(Sept. 28) KANSAS CITY, Mo. — It’s suicide bombs, not beetles and bacteria, that Islamic terror groups are using to disrupt Western governments.

However, reducing the vulnerability of American agriculture to terror threats is needed if the U.S. seeks to take away some potentially tempting targets and enhance the nation’s long-term security, speakers at the 2006 International Symposium on Agroterrorism said Sept. 26.

Attacks against agriculture are unlikely to constitute a primary form of terrorist aggression because they lack visible, immediate effects and shock value, speakers noted.

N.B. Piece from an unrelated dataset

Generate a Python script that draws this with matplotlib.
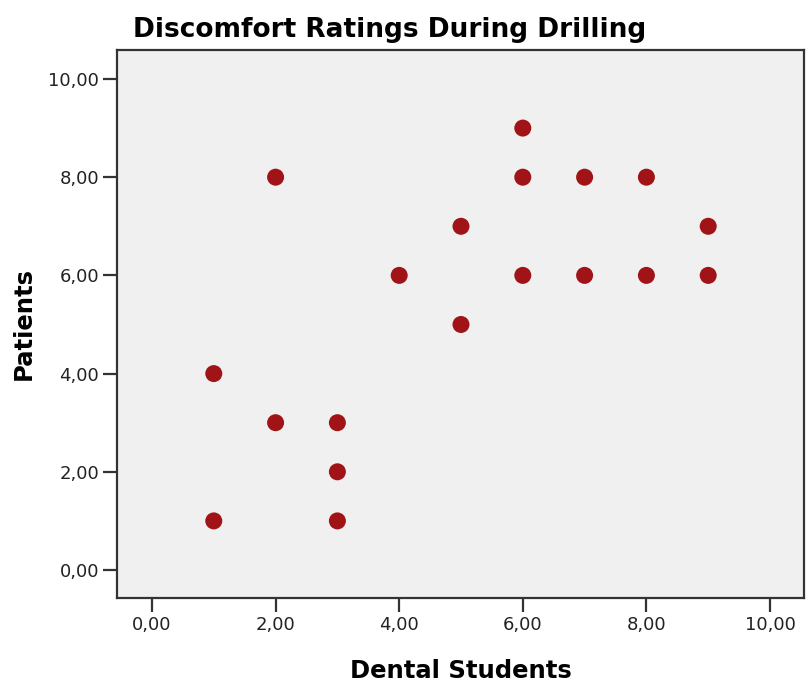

Since 1912, there have been 12 documented cases involving the offensive use of biological agents against agriculture, of which only one was considered terroristic, said David Kaplan, director of emergency and domestic programs for the U.S. Department of Agriculture’s Animal and Plant Health Inspection Service.

However, he said, agroterrorism has potential appeal as a secondary mode of attack.

“The economic fallout from a large scale strike (on agriculture) is likely to resonate with the agenda of the contemporary international jihadist network,” he said.

Donald Huber, professor at Purdue University, West Lafayette, Ind., told the crowd of about 1,000 attendees that just 11 crops provide 95% of the world’s food.

In America, he said agriculture’s bounty allows a buffer against inflation, increases public confidence and improves balance of payments through exports. In total, agriculture contributes $1 trillion in total economic effect each year, he said.

With 6% of the world’s population, the U.S. accounts for 11% of the world’s food supply.

As efficient as U.S. agriculture is, he said overall losses from pests now are as high as 50% — with 14% attributed to weeds, 10% post to harvest losses, 13% from pathogens and 15% from other spoilage.

Even a marginally successful attack on the U.S. food supply could drive up prices dramatically, he said.

During the Cold War, U.S. scientists knew what varieties of stem rust could infect Russia’s wheat varieties and bring that country to its knees within 18 months, Huber said.

Under a worst-case scenario, terror groups could covertly use a few pounds of hard-to-trace pathogens on U.S. crops or livestock.

The unfortunate reality for growers is that once pests and diseases are introduced to American farms, they are virtually impossible to remove, Huber said.